● Aim
Return the lines that follow, exactly as they appear, from the first through the one containing "C_ff_s = [100, 96, 94, 90.9, 89.3, 88.3, 87.3, 86.2, 86.2]"; no pictures are to be included.

● Recorded data
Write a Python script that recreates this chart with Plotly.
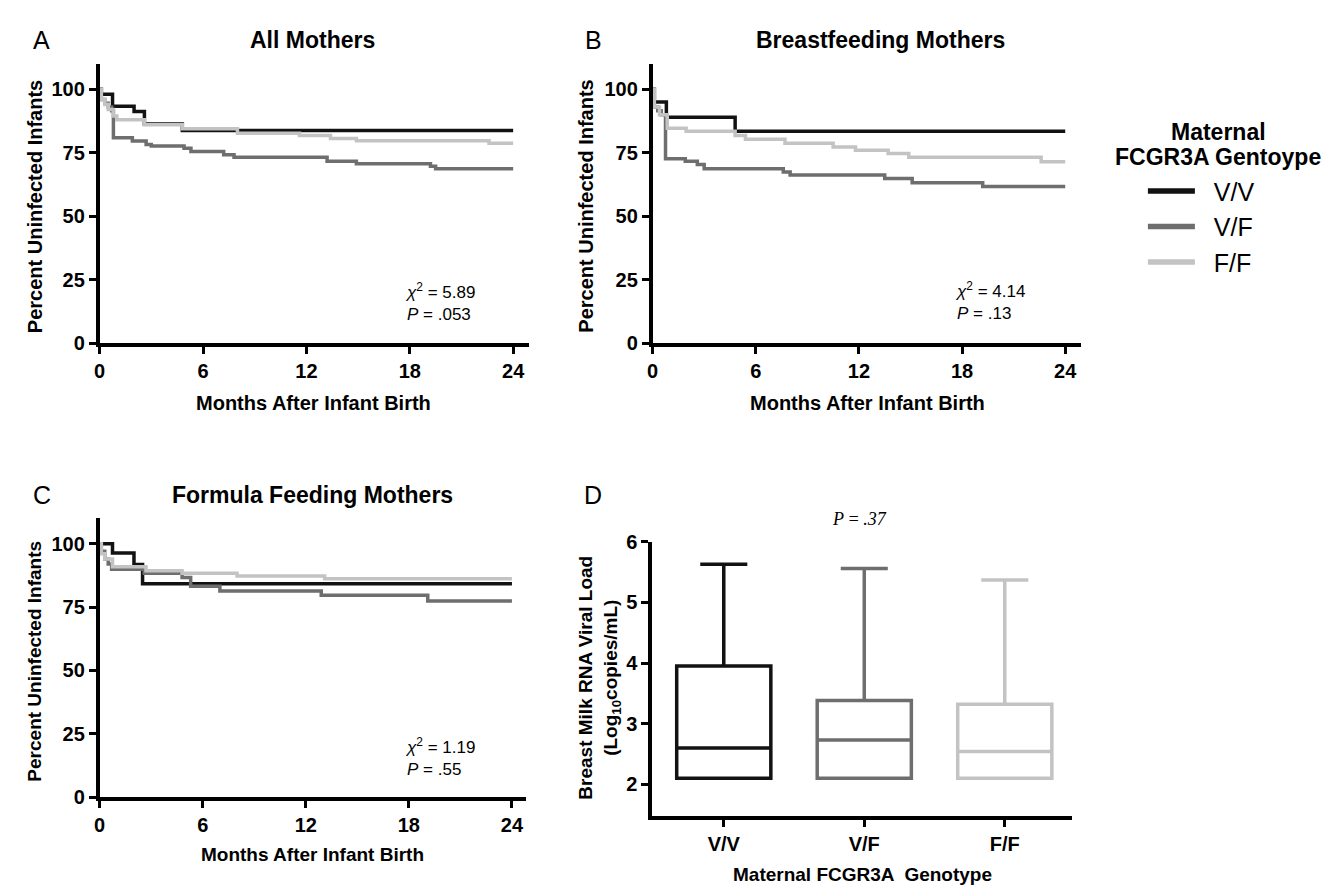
import plotly.graph_objects as go

W, H = 1335, 890
FONT = "Liberation Sans, Arial, sans-serif"

genotypes = ["V/V", "V/F", "F/F"]
colors = ["#121212", "#6e6e6e", "#c3c3c3"]

# Panel A: All mothers (months, percent uninfected)
A_vv_t = [0, 0.1, 0.75, 2.0, 2.6, 4.8, 24]
A_vv_s = [100, 98, 93.3, 91.2, 86.3, 83.8, 83.8]
A_vf_t = [0, 0.1, 0.3, 0.5, 0.7, 0.8, 1.9, 2.7, 3.0, 4.9, 5.3, 7.2, 7.8, 13.2, 14.9, 19.2, 19.5, 24]
A_vf_s = [100, 96, 94.5, 93, 91.5, 80.9, 79.6, 78.3, 77.7, 76.8, 75.5, 74.2, 73.2, 71.7, 70.7, 69.7, 68.7, 68.7]
A_ff_t = [0, 0.1, 0.3, 0.5, 0.8, 1.0, 2.6, 4.8, 8.0, 11.6, 13.4, 14.9, 22.6, 24]
A_ff_s = [100, 96, 94, 92, 89.5, 88, 86, 84.5, 82.7, 81.8, 80.6, 79.7, 78.7, 78.7]

# Panel B: Breastfeeding mothers
B_vv_t = [0, 0.1, 0.8, 4.8, 24]
B_vv_s = [100, 95, 89, 83.5, 83.5]
B_vf_t = [0, 0.1, 0.3, 0.5, 0.75, 1.9, 2.6, 3.0, 7.6, 8.0, 13.5, 15.1, 19.2, 24]
B_vf_s = [100, 93, 91.5, 90, 72.6, 71.7, 70.4, 68.7, 67.4, 66.2, 64.9, 63.2, 61.7, 61.7]
B_ff_t = [0, 0.1, 0.4, 0.85, 1.95, 4.8, 5.4, 7.7, 10.5, 11.8, 13.7, 14.9, 22.6, 24]
B_ff_s = [100, 93, 90, 84.7, 83.5, 81.8, 80.3, 78.7, 77.3, 76, 74.7, 73.2, 71.5, 71.5]

# Panel C: Formula feeding mothers
C_vv_t = [0, 0.75, 2.0, 2.5, 24]
C_vv_s = [100, 96.3, 91.8, 84.2, 84.2]
C_vf_t = [0, 0.1, 0.3, 0.5, 0.7, 2.6, 4.8, 5.3, 7.0, 12.9, 19.1, 24]
C_vf_s = [100, 97, 94, 92, 89.9, 88.3, 86.7, 83.2, 81.3, 79.7, 77.4, 77.4]
C_ff_t = [0, 0.1, 0.3, 0.75, 2.7, 4.8, 8.0, 13.1, 24]
C_ff_s = [100, 96, 94, 90.9, 89.3, 88.3, 87.3, 86.2, 86.2]

# Panel D: breast milk viral load box summaries (log10 copies/mL)
D_q1 = [2.1, 2.1, 2.1]
D_median = [2.6, 2.73, 2.54]
D_q3 = [3.95, 3.38, 3.32]
D_upper = [5.63, 5.56, 5.37]

x_ticks = [0, 6, 12, 18, 24]
y_ticks = [0, 25, 50, 75, 100]
d_ticks = [2, 3, 4, 5, 6]


def px_x(a, b):
    return [a / W, b / W]


def px_y(top, bottom):
    return [1 - bottom / H, 1 - top / H]


fig = go.Figure()

panels = [
    ("x", "y", [(A_vv_t, A_vv_s), (A_vf_t, A_vf_s), (A_ff_t, A_ff_s)]),
    ("x2", "y2", [(B_vv_t, B_vv_s), (B_vf_t, B_vf_s), (B_ff_t, B_ff_s)]),
    ("x3", "y3", [(C_vv_t, C_vv_s), (C_vf_t, C_vf_s), (C_ff_t, C_ff_s)]),
]
for xa, ya, series in panels:
    for (t, s), g, c in zip(series, genotypes, colors):
        fig.add_trace(go.Scatter(
            x=t, y=s, mode="lines", line=dict(color=c, width=3.5, shape="hv"),
            name=g, legendgroup=g, showlegend=False, xaxis=xa, yaxis=ya, hoverinfo="skip"))

# legend entries (thicker line keys as in the reference)
for g, c in zip(genotypes, colors):
    fig.add_trace(go.Scatter(
        x=[None], y=[None], mode="lines", line=dict(color=c, width=5.5),
        name="\u00a0\u00a0" + g, legendgroup=g, showlegend=True, xaxis="x", yaxis="y"))

for i, (g, c) in enumerate(zip(genotypes, colors)):
    fig.add_trace(go.Box(
        x=[i], q1=[D_q1[i]], median=[D_median[i]], q3=[D_q3[i]],
        lowerfence=[D_q1[i]], upperfence=[D_upper[i]],
        line=dict(color=c, width=3.5), fillcolor="white", width=0.67,
        whiskerwidth=0.5, showlegend=False, xaxis="x4", yaxis="y4",
        name=g, hoverinfo="skip"))

axis_common = dict(showline=True, linewidth=3.5, linecolor="black", ticks="outside",
                   ticklen=7, tickwidth=3, tickcolor="black", showgrid=False,
                   zeroline=False, fixedrange=True,
                   tickfont=dict(family=FONT, size=20, color="black", weight="bold"))

fig.update_layout(
    width=W, height=H, margin=dict(l=0, r=0, t=0, b=0),
    paper_bgcolor="white", plot_bgcolor="white", boxmode="overlay",
    xaxis=dict(domain=px_x(86, 517), range=[0, 24.9], tickvals=x_ticks, anchor="y", **axis_common),
    yaxis=dict(domain=px_y(46, 332.5), range=[0, 110], tickvals=y_ticks, anchor="x", **axis_common),
    xaxis2=dict(domain=px_x(641.5, 1071.5), range=[0, 24.9], tickvals=x_ticks, anchor="y2", **axis_common),
    yaxis2=dict(domain=px_y(46, 332.5), range=[0, 110], tickvals=y_ticks, anchor="x2", **axis_common),
    xaxis3=dict(domain=px_x(86, 514), range=[0, 24.8], tickvals=x_ticks, anchor="y3", **axis_common),
    yaxis3=dict(domain=px_y(512, 798), range=[0, 110], tickvals=y_ticks, anchor="x3", **axis_common),
    xaxis4=dict(domain=px_x(641, 1063), range=[-0.51, 2.48], tickvals=[0, 1, 2], ticktext=genotypes,
                anchor="y4", **axis_common),
    yaxis4=dict(domain=px_y(536, 817), range=[1.48, 6.0], tickvals=d_ticks, anchor="x4", **axis_common),
    legend=dict(x=1134 / W, y=1 - 153 / H, xanchor="left", yanchor="top",
                font=dict(family=FONT, size=25, color="black"), bgcolor="rgba(0,0,0,0)",
                itemwidth=47, tracegroupgap=0),
)


def ann(text, x, y, size=20, bold=True, angle=0, xanchor="center", family=FONT, italic=False, align="center"):
    fig.add_annotation(text=text, x=x / W, y=1 - y / H, xref="paper", yref="paper",
                       showarrow=False, textangle=angle, xanchor=xanchor, yanchor="middle",
                       align=align,
                       font=dict(family=family, size=size, color="black",
                                 weight="bold" if bold else "normal",
                                 style="italic" if italic else "normal"))


# Panel letters
ann("A", 28, 22, size=25, bold=False)
ann("B", 582, 22, size=25, bold=False)
ann("C", 28, 488, size=25, bold=False)
ann("D", 582, 488, size=25, bold=False)

# Panel titles
ann("All Mothers", 300, 22, size=23)
ann("Breastfeeding Mothers", 870, 22, size=23)
ann("Formula Feeding Mothers", 300, 488, size=23)

# Axis titles
ann("Months After Infant Birth", 301, 394, size=20)
ann("Months After Infant Birth", 857, 394, size=20)
ann("Months After Infant Birth", 300, 857, size=19)
ann("Maternal FCGR3A  Genotype", 852, 877, size=19)
ann("Percent Uninfected Infants", 21, 192, size=20, angle=-90)
ann("Percent Uninfected Infants", 575, 192, size=20, angle=-90)
ann("Percent Uninfected Infants", 21, 658, size=19, angle=-90)
ann("Breast Milk RNA Viral Load<br>(Log<sub>10</sub>copies/mL)", 588, 675, size=19, angle=-90)

# Statistics
ann("<i>χ</i><sup>2</sup> = 5.89<br><i>P</i> = .053", 391, 290, size=17, bold=False, xanchor="left", align="left")
ann("<i>χ</i><sup>2</sup> = 4.14<br><i>P</i> = .13", 943, 289, size=17, bold=False, xanchor="left", align="left")
ann("<i>χ</i><sup>2</sup> = 1.19<br><i>P</i> = .55", 391, 757, size=17, bold=False, xanchor="left", align="left")
ann("P\u2009=\u2009.37", 849, 513, size=18, bold=False, family="Liberation Serif, Times New Roman, serif", italic=True)

# Legend title
ann("Maternal", 1210, 116, size=23)
ann("FCGR3A Gentoype", 1209, 142, size=23)

fig.write_html("out.html")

● Written response
Write a Python script that recreates this chart with Plotly.
import plotly.graph_objects as go

W, H = 1335, 890
FONT = "Liberation Sans, Arial, sans-serif"

genotypes = ["V/V", "V/F", "F/F"]
colors = ["#121212", "#6e6e6e", "#c3c3c3"]

# Panel A: All mothers (months, percent uninfected)
A_vv_t = [0, 0.1, 0.75, 2.0, 2.6, 4.8, 24]
A_vv_s = [100, 98, 93.3, 91.2, 86.3, 83.8, 83.8]
A_vf_t = [0, 0.1, 0.3, 0.5, 0.7, 0.8, 1.9, 2.7, 3.0, 4.9, 5.3, 7.2, 7.8, 13.2, 14.9, 19.2, 19.5, 24]
A_vf_s = [100, 96, 94.5, 93, 91.5, 80.9, 79.6, 78.3, 77.7, 76.8, 75.5, 74.2, 73.2, 71.7, 70.7, 69.7, 68.7, 68.7]
A_ff_t = [0, 0.1, 0.3, 0.5, 0.8, 1.0, 2.6, 4.8, 8.0, 11.6, 13.4, 14.9, 22.6, 24]
A_ff_s = [100, 96, 94, 92, 89.5, 88, 86, 84.5, 82.7, 81.8, 80.6, 79.7, 78.7, 78.7]

# Panel B: Breastfeeding mothers
B_vv_t = [0, 0.1, 0.8, 4.8, 24]
B_vv_s = [100, 95, 89, 83.5, 83.5]
B_vf_t = [0, 0.1, 0.3, 0.5, 0.75, 1.9, 2.6, 3.0, 7.6, 8.0, 13.5, 15.1, 19.2, 24]
B_vf_s = [100, 93, 91.5, 90, 72.6, 71.7, 70.4, 68.7, 67.4, 66.2, 64.9, 63.2, 61.7, 61.7]
B_ff_t = [0, 0.1, 0.4, 0.85, 1.95, 4.8, 5.4, 7.7, 10.5, 11.8, 13.7, 14.9, 22.6, 24]
B_ff_s = [100, 93, 90, 84.7, 83.5, 81.8, 80.3, 78.7, 77.3, 76, 74.7, 73.2, 71.5, 71.5]

# Panel C: Formula feeding mothers
C_vv_t = [0, 0.75, 2.0, 2.5, 24]
C_vv_s = [100, 96.3, 91.8, 84.2, 84.2]
C_vf_t = [0, 0.1, 0.3, 0.5, 0.7, 2.6, 4.8, 5.3, 7.0, 12.9, 19.1, 24]
C_vf_s = [100, 97, 94, 92, 89.9, 88.3, 86.7, 83.2, 81.3, 79.7, 77.4, 77.4]
C_ff_t = [0, 0.1, 0.3, 0.75, 2.7, 4.8, 8.0, 13.1, 24]
C_ff_s = [100, 96, 94, 90.9, 89.3, 88.3, 87.3, 86.2, 86.2]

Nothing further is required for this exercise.